The nine rebounds he hauled down against Syracuse can speak to that. And sure, DeShaun Thomas -- a gunner by his own admission -- has leapt into this tournament with both barrels bucking; but when it comes down to crunch-time, the ball is going to have to go into the hands of the Toledo Libby product.
Aaron Craft can't create his own shot, and if he could, he couldn't hit it reliably. DeShaun Thomas can't set-up a crunch-time plays from the top of the key. Sullinger is great, but post players need perimeter players to get them the ball. No, it has to be William Buford, as it was against Tom Izzo and the Michigan State Spartans on the regular season's last day.
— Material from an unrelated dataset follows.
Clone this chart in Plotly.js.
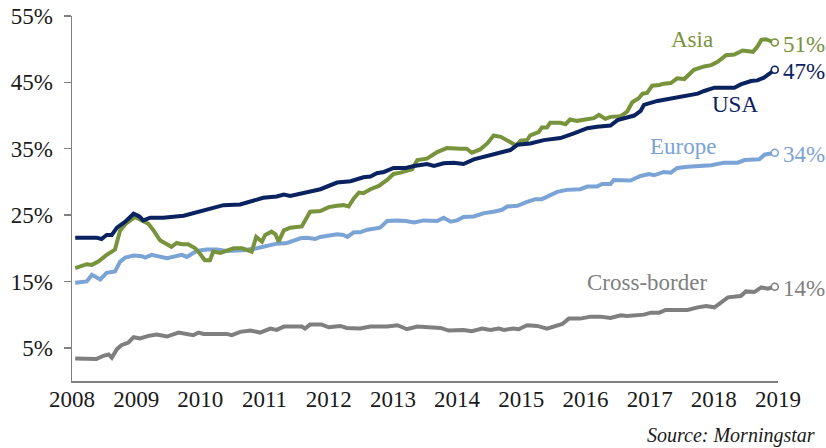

Buford drifted left, towards the top of the key from the right wing, and he splashed a shot he's probably be hitting since he was a sixth grader playing on blacktop. There was no thinking behind it, William Buford simply received the rock, shrugged off a deploring DeShaun Thomas on the other wing, and did what Willie Buckets was put on this earth to do. He's the only one on that team -- who Matta trusts enough to put on the floor during crunch-time, anyway -- that can hit that shot. If it comes down to the final seconds, it will have to be William Buford.
Buford was 3 for 11 7/13 before he took that shot in East Lansing that won Michigan its first basketball title-share since 1853, but you wouldn't know it by how he took the shot itself. He knew it was going in before anybody else did. If only he took every shot with such confidence. His shooting will never be confused with Jon Diebler's, but Ohio State doesn't need William Buford to shoot like Jon Diebler to win the title. They will, however, need Buford playing with confidence, in all facets of the game, to beat the bluebloods which stand between Ohio State and the 2012 national title.
It's much easier to type into the internet than it is to perform under the bright-lights, but if William Buford can find his confidence, then I'll take Ohio State against any amateur basketball team in the country. I hear some chalk-covered birds from the central plains of America are up next. That's cool. I think that dude Willie Buckets has something for them.